Identify all lines in the data containing the string "that". Copy them out.

_ _ _ _ _ _ _

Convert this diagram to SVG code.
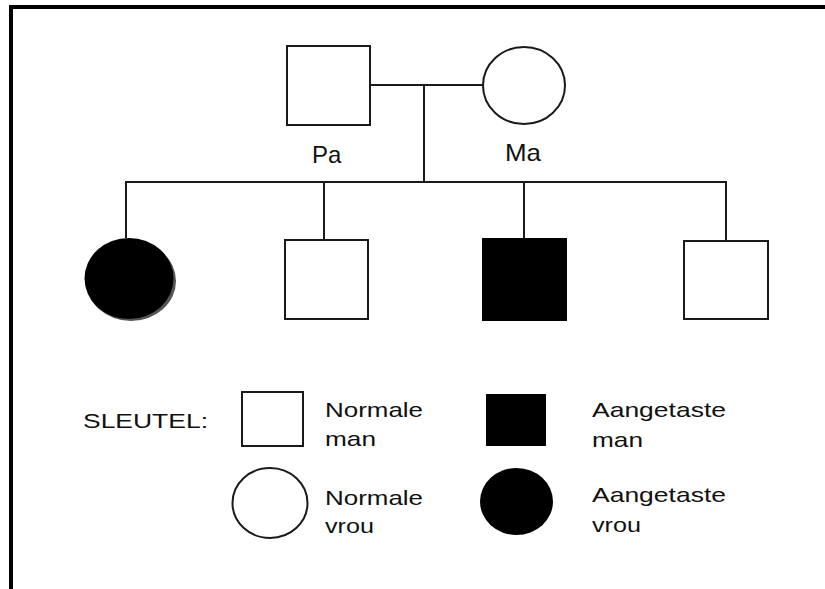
<svg xmlns="http://www.w3.org/2000/svg" width="825" height="589" viewBox="0 0 825 589">
<style>
.sh{fill:#fff;stroke:#1a1a1a;stroke-width:2}
.af{fill:#000;stroke:none}
.ln{stroke:#1a1a1a;stroke-width:2;fill:none}
.lbl{font-family:"Liberation Sans",Arial,sans-serif;font-size:24px;fill:#111}
.key{font-family:"Liberation Sans",Arial,sans-serif;font-size:21px;fill:#111}
</style>
<rect width="825" height="589" fill="#fff"/>
<g id="frame">
<line x1="9" y1="7" x2="825" y2="7" stroke="#000" stroke-width="4"/>
<line x1="11" y1="5" x2="11" y2="589" stroke="#000" stroke-width="4"/>
</g>
<g id="connectors">
<line class="ln" x1="370" y1="85" x2="483" y2="85"/>
<line class="ln" x1="424" y1="85" x2="424" y2="182"/>
<line class="ln" x1="125" y1="182" x2="727" y2="182"/>
<line class="ln" x1="126" y1="181" x2="126" y2="238"/>
<line class="ln" x1="324" y1="181" x2="324" y2="240"/>
<line class="ln" x1="524" y1="181" x2="524" y2="238"/>
<line class="ln" x1="726" y1="181" x2="726" y2="241"/>
</g>
<g id="pa">
<rect class="sh" x="287" y="46" width="83" height="79"/>
<text class="lbl" x="312" y="163">Pa</text>
</g>
<g id="ma">
<ellipse class="sh" cx="524" cy="85.5" rx="41" ry="38.5"/>
<text class="lbl" x="505" y="161" textLength="36" lengthAdjust="spacingAndGlyphs">Ma</text>
</g>
<g id="child1">
<ellipse cx="131" cy="281" rx="45" ry="40" fill="#555"/>
<ellipse class="af" cx="129" cy="278.5" rx="44.5" ry="40.5"/>
</g>
<g id="child2">
<rect class="sh" x="285" y="240" width="83" height="79"/>
</g>
<g id="child3">
<rect class="af" x="482" y="238" width="85" height="83"/>
</g>
<g id="child4">
<rect class="sh" x="684" y="241" width="84" height="78"/>
</g>
<g id="key">
<text class="key" x="83" y="428" textLength="125" lengthAdjust="spacingAndGlyphs">SLEUTEL:</text>
<rect class="sh" x="242" y="392" width="61" height="54"/>
<text class="key" x="325" y="417" textLength="98" lengthAdjust="spacingAndGlyphs">Normale</text>
<text class="key" x="325" y="446" textLength="51" lengthAdjust="spacingAndGlyphs">man</text>
<rect class="af" x="486" y="394" width="60" height="52"/>
<text class="key" x="592" y="417" textLength="134" lengthAdjust="spacingAndGlyphs">Aangetaste</text>
<text class="key" x="592" y="447" textLength="51" lengthAdjust="spacingAndGlyphs">man</text>
<ellipse class="sh" cx="270" cy="503" rx="37.5" ry="35"/>
<text class="key" x="325" y="505" textLength="98" lengthAdjust="spacingAndGlyphs">Normale</text>
<text class="key" x="325" y="533" textLength="49" lengthAdjust="spacingAndGlyphs">vrou</text>
<ellipse class="af" cx="516.5" cy="501.5" rx="36.5" ry="33.5"/>
<text class="key" x="592" y="502" textLength="134" lengthAdjust="spacingAndGlyphs">Aangetaste</text>
<text class="key" x="592" y="532" textLength="49" lengthAdjust="spacingAndGlyphs">vrou</text>
</g>
</svg>
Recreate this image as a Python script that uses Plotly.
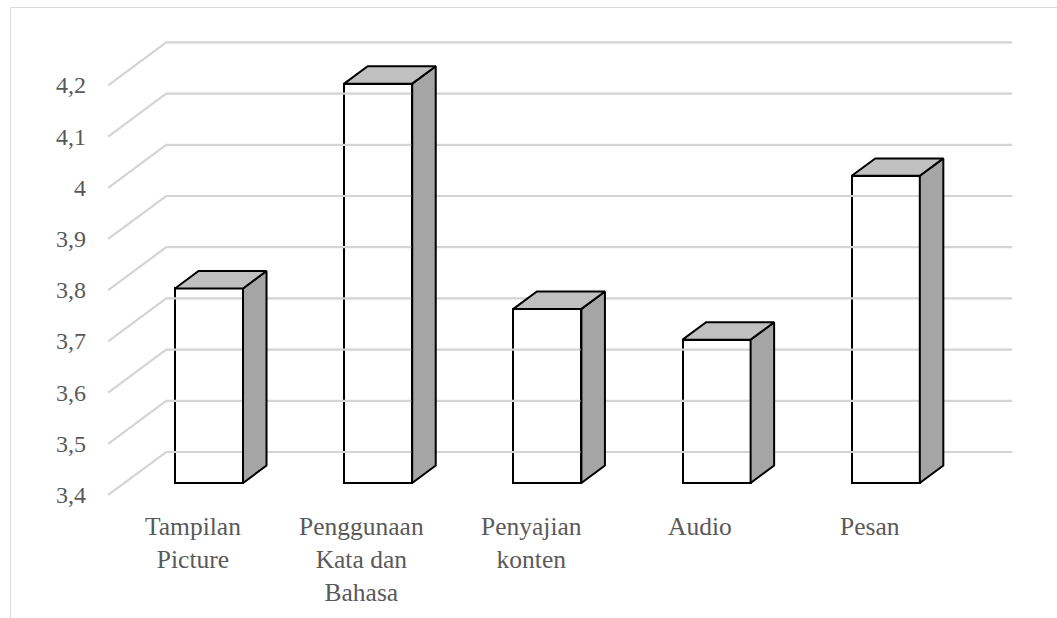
import plotly.graph_objects as go

categories = ["Tampilan<br>Picture", "Penggunaan<br>Kata dan<br>Bahasa", "Penyajian<br>konten", "Audio", "Pesan"]
values = [3.78, 4.18, 3.74, 3.68, 4.00]
tick_values = [3.4, 3.5, 3.6, 3.7, 3.8, 3.9, 4.0, 4.1, 4.2]
tick_labels = ["3,4", "3,5", "3,6", "3,7", "3,8", "3,9", "4", "4,1", "4,2"]
base = 3.4

# projection parameters (data units in the bar-front plane)
W = 1057
H = 618
bar_w = 0.402          # front face width
bdx, bdy = 0.139, 0.034  # bar depth offset
back_dx, back_dy = 0.247, 0.0605   # back wall offset from bar plane
front_dx, front_dy = -0.096, -0.0234  # front floor offset from bar plane
x_lo, x_hi = -0.5, 4.5

grid_color = "#d4d4d4"
text_color = "#595959"
serif = "Liberation Serif"

fig = go.Figure()

# gridlines: side wall diagonals + back wall lines
for v in tick_values:
    fig.add_trace(go.Scatter(
        x=[x_lo + front_dx, x_lo + back_dx, x_hi + back_dx],
        y=[v + front_dy, v + back_dy, v + back_dy],
        mode="lines", line=dict(color=grid_color, width=2.2),
        hoverinfo="skip", showlegend=False))

# side and top faces
for i, v in enumerate(values):
    xr = i + bar_w / 2
    xl = i - bar_w / 2
    fig.add_trace(go.Scatter(
        x=[xr, xr, xr + bdx, xr + bdx, xr],
        y=[base, v, v + bdy, base + bdy, base],
        mode="lines", fill="toself", fillcolor="#a5a5a5",
        line=dict(color="black", width=2), hoverinfo="skip", showlegend=False))
    fig.add_trace(go.Scatter(
        x=[xl, xr, xr + bdx, xl + bdx, xl],
        y=[v, v, v + bdy, v + bdy, v],
        mode="lines", fill="toself", fillcolor="#c0c0c0",
        line=dict(color="black", width=2), hoverinfo="skip", showlegend=False))

# front faces
fig.add_trace(go.Bar(
    x=list(range(len(values))), y=[v - base for v in values], base=base,
    width=bar_w, marker=dict(color="white", line=dict(color="black", width=2)),
    hoverinfo="skip", showlegend=False))

annotations = []
for v, t in zip(tick_values, tick_labels):
    annotations.append(dict(
        x=x_lo + front_dx, y=v + front_dy, xref="x", yref="y",
        text=t, showarrow=False, xanchor="right", yanchor="middle", xshift=-20,
        font=dict(family=serif, size=24, color=text_color)))
for i, c in enumerate(categories):
    annotations.append(dict(
        x=i + front_dx, y=base + front_dy, xref="x", yref="y",
        text=c, showarrow=False, xanchor="center", yanchor="top", yshift=-15,
        align="center",
        font=dict(family=serif, size=25.5, color=text_color)))

# x/y ranges chosen so the bar plane maps onto the page
px_per_cat = 169.2
px_per_val = 512.0
x0_px, base_px = 209.0, 483.0
xr_ = [(0 - x0_px) / px_per_cat, (W - x0_px) / px_per_cat]
yr_ = [base - (H - base_px) / px_per_val, base + base_px / px_per_val]

fig.update_layout(
    width=W, height=H, autosize=False,
    margin=dict(l=0, r=0, t=0, b=0),
    paper_bgcolor="white", plot_bgcolor="white",
    xaxis=dict(range=xr_, visible=False, fixedrange=True),
    yaxis=dict(range=yr_, visible=False, fixedrange=True),
    annotations=annotations,
    shapes=[
        dict(type="line", xref="paper", yref="paper", x0=10.5 / W, x1=1.0,
             y0=1 - 7.5 / H, y1=1 - 7.5 / H, line=dict(color="#d9d9d9", width=1)),
        dict(type="line", xref="paper", yref="paper", x0=10.5 / W, x1=10.5 / W,
             y0=0, y1=1 - 7.5 / H, line=dict(color="#d9d9d9", width=1)),
    ],
    bargap=0,
)

fig.write_html("out.html")
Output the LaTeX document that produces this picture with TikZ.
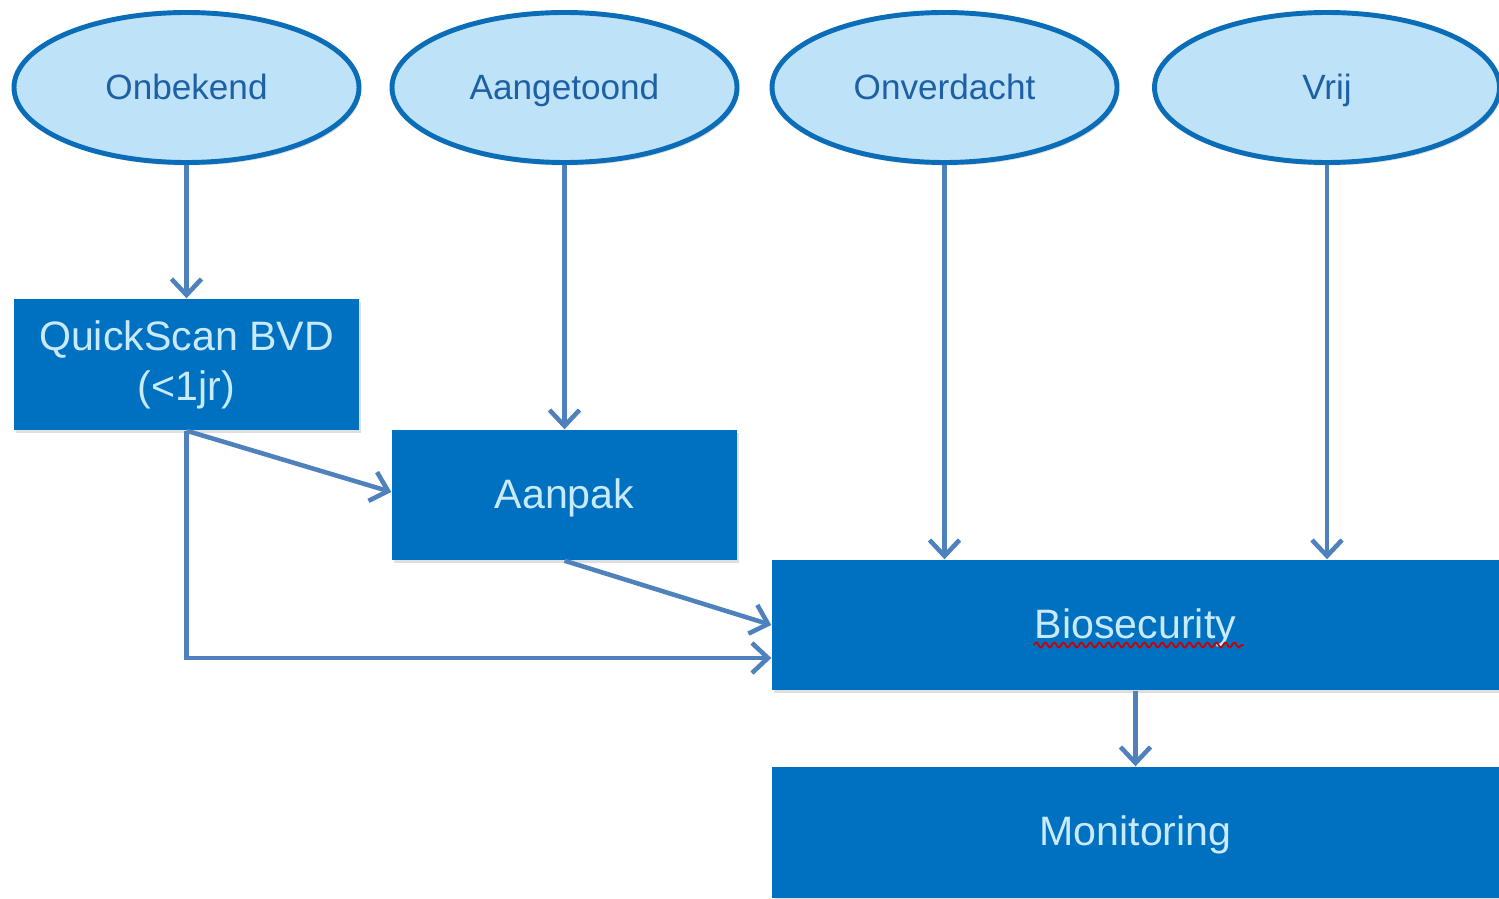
\documentclass[tikz,border=0pt]{standalone}
\usepackage{fontspec}
\setmainfont{Liberation Sans}
\usetikzlibrary{arrows.meta,shadows,shapes.geometric,decorations.pathmorphing}
\definecolor{boxblue}{HTML}{0070C0}
\definecolor{ellfill}{HTML}{BEE3F9}
\definecolor{ellline}{HTML}{0B6DB8}
\definecolor{elltext}{HTML}{1D60A3}
\definecolor{boxtext}{HTML}{C8EAFB}
\definecolor{arrblue}{HTML}{4F81BD}

\tikzset{
	status/.style={ellipse, draw=ellline, fill=ellfill, line width=1.4pt, minimum width=3.45cm, minimum height=1.5cm, inner sep=0pt, text height=1.7ex, text depth=0.45ex, text=elltext, font=\fontsize{10}{12}\selectfont, drop shadow={shadow xshift=0.2mm, shadow yshift=-0.3mm, opacity=0.25}},
	stage/.style={rectangle, fill=boxblue, text=boxtext, inner sep=0pt, align=center, font=\fontsize{11.7}{14.2}\selectfont, drop shadow={shadow xshift=0.2mm, shadow yshift=-0.3mm, opacity=0.25}},
	arr/.style={draw=arrblue, line width=1.3pt, -{Straight Barb[length=1.6mm, width=3mm]}}
}

\begin{document}
\begin{tikzpicture}
\useasboundingbox (0,0) rectangle (14.99,-8.98);
\node[status] (onbekend) at (1.865,-0.875) {Onbekend};
\node[status] (aangetoond) at (5.645,-0.875) {Aangetoond};
\node[status] (onverdacht) at (9.445,-0.875) {Onverdacht};
\node[status] (vrij) at (13.27,-0.875) {Vrij};

\node[stage, minimum width=3.45cm, minimum height=1.31cm] (quickscan) at (1.865,-3.645) {QuickScan BVD\\(<1jr)};
\node[stage, minimum width=3.45cm, minimum height=1.30cm, text height=1.7ex, text depth=0.3ex] (aanpak) at (5.645,-4.95) {Aanpak};
\node[stage, minimum width=7.27cm, minimum height=1.30cm, text height=1.7ex, text depth=0.3ex] (biosecurity) at (11.355,-6.25) {Biosecurity};
\node[stage, minimum width=7.27cm, minimum height=1.31cm, text height=1.7ex, text depth=0.3ex] (monitoring) at (11.355,-8.325) {Monitoring};

\draw[red!80!black, line width=0.5pt, decorate, decoration={snake, amplitude=0.25mm, segment length=0.9mm}]
	([xshift=-1.02cm, yshift=-0.2cm]biosecurity.center) -- ([xshift=1.08cm, yshift=-0.2cm]biosecurity.center);

\draw[arr] (onbekend) -- (quickscan);
\draw[arr] (aangetoond) -- (aanpak);
\draw[arr] (onverdacht) -- (onverdacht |- biosecurity.north);
\draw[arr] (vrij) -- (vrij |- biosecurity.north);
\draw[arr] (quickscan.south) -- ([yshift=0.03cm]aanpak.west);
\draw[arr] (aanpak.south) -- (biosecurity.west);
\draw[arr] (quickscan.south) |- ([yshift=-0.33cm]biosecurity.west);
\draw[arr] (biosecurity) -- (monitoring);
\end{tikzpicture}
\end{document}
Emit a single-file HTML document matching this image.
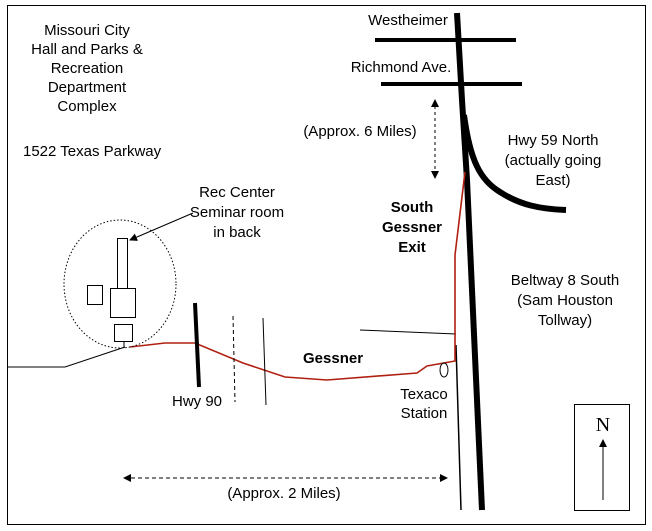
<!DOCTYPE html>
<html><head><meta charset="utf-8"><style>
html,body{margin:0;padding:0;background:#fff;}
svg{display:block;}
text{font-family:"Liberation Sans",sans-serif;font-size:15px;fill:#000;}
.b{font-weight:bold;}
</style></head><body>
<svg width="652" height="531" viewBox="0 0 652 531" xmlns="http://www.w3.org/2000/svg">
<defs>
<marker id="ah" markerWidth="8" markerHeight="8" refX="7" refY="4" orient="auto" markerUnits="userSpaceOnUse">
<path d="M0,0 L8,4 L0,8 Z" fill="#000"/></marker>
<marker id="ahs" markerWidth="8" markerHeight="8" refX="1" refY="4" orient="auto" markerUnits="userSpaceOnUse">
<path d="M8,0 L0,4 L8,8 Z" fill="#000"/></marker>
</defs>
<rect x="7.5" y="5.5" width="638" height="519" fill="none" stroke="#000" stroke-width="1"/>

<line x1="375" y1="40" x2="516" y2="40" stroke="#000" stroke-width="4"/>
<line x1="381" y1="84" x2="522" y2="84" stroke="#000" stroke-width="4"/>
<polyline points="457,13 462,100 467,180 482,510" fill="none" stroke="#000" stroke-width="6"/>
<path d="M464,115 C470,160 480,180 500,192 C520,205 540,209 566,210" fill="none" stroke="#000" stroke-width="6"/>
<line x1="456" y1="345" x2="461" y2="510" stroke="#000" stroke-width="1.5"/>
<line x1="360" y1="330" x2="456" y2="334" stroke="#000" stroke-width="1"/>
<polyline points="465,172 455,255 455,361 427,366 417,373 327,380 285,377 243,363 195,343 165,343 130,347" fill="none" stroke="#b02010" stroke-width="1.6"/>
<polyline points="8,367 65,367 125,347" fill="none" stroke="#000" stroke-width="1"/>
<line x1="124" y1="341" x2="124" y2="348" stroke="#000" stroke-width="1"/>
<line x1="195" y1="303" x2="199" y2="387" stroke="#000" stroke-width="4"/>
<line x1="233" y1="316" x2="235" y2="402" stroke="#000" stroke-width="1" stroke-dasharray="4,3"/>
<line x1="263" y1="318" x2="266" y2="405" stroke="#000" stroke-width="1"/>
<ellipse cx="120" cy="284" rx="56" ry="64" fill="none" stroke="#000" stroke-width="1" stroke-dasharray="1.5,2"/>
<rect x="117.5" y="238.5" width="10" height="50" fill="#fff" stroke="#000"/>
<rect x="110.5" y="288.5" width="25" height="29" fill="#fff" stroke="#000"/>
<rect x="87.5" y="285.5" width="15" height="19" fill="#fff" stroke="#000"/>
<rect x="114.5" y="324.5" width="18" height="17" fill="#fff" stroke="#000"/>
<line x1="193" y1="213" x2="130" y2="240" stroke="#000" stroke-width="1" marker-end="url(#ah)"/>
<ellipse cx="444" cy="370" rx="4" ry="7" fill="none" stroke="#000" stroke-width="1"/>
<line x1="435" y1="100" x2="435" y2="178" stroke="#000" stroke-width="1" stroke-dasharray="3,3" marker-start="url(#ahs)" marker-end="url(#ah)"/>
<line x1="124" y1="478" x2="447" y2="478" stroke="#000" stroke-width="1" stroke-dasharray="4,3" marker-start="url(#ahs)" marker-end="url(#ah)"/>
<rect x="574.5" y="404.5" width="55" height="106" fill="none" stroke="#000"/>
<text x="603" y="431" text-anchor="middle" style="font-family:'Liberation Serif',serif;font-size:20px">N</text>
<line x1="603" y1="500" x2="603" y2="440" stroke="#000" stroke-width="1" marker-end="url(#ah)"/>

<text x="87" y="35" text-anchor="middle">Missouri City</text>
<text x="87" y="54" text-anchor="middle">Hall and Parks &amp;</text>
<text x="87" y="73" text-anchor="middle">Recreation</text>
<text x="87" y="92" text-anchor="middle">Department</text>
<text x="87" y="111" text-anchor="middle">Complex</text>
<text x="23" y="156">1522 Texas Parkway</text>
<text x="237" y="197" text-anchor="middle">Rec Center</text>
<text x="237" y="217" text-anchor="middle">Seminar room</text>
<text x="237" y="237" text-anchor="middle">in back</text>
<text x="408" y="25" text-anchor="middle">Westheimer</text>
<text x="401" y="72" text-anchor="middle">Richmond Ave.</text>
<text x="360" y="136" text-anchor="middle">(Approx. 6  Miles)</text>
<text x="553" y="145" text-anchor="middle">Hwy 59 North</text>
<text x="553" y="165" text-anchor="middle">(actually going</text>
<text x="553" y="185" text-anchor="middle">East)</text>
<text x="412" y="212" text-anchor="middle" class="b">South</text>
<text x="412" y="232" text-anchor="middle" class="b">Gessner</text>
<text x="412" y="252" text-anchor="middle" class="b">Exit</text>
<text x="565" y="285" text-anchor="middle">Beltway 8 South</text>
<text x="565" y="305" text-anchor="middle">(Sam Houston</text>
<text x="565" y="325" text-anchor="middle">Tollway)</text>
<text x="303" y="363" class="b">Gessner</text>
<text x="172" y="406">Hwy 90</text>
<text x="424" y="399" text-anchor="middle">Texaco</text>
<text x="424" y="418" text-anchor="middle">Station</text>
<text x="284" y="498" text-anchor="middle">(Approx. 2  Miles)</text>
</svg>
</body></html>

_ _ _ _ _ _ _

#### [Correct output]
Recreate this image as a Python script that uses Plotly.
Output the LaTeX document that produces this picture with TikZ.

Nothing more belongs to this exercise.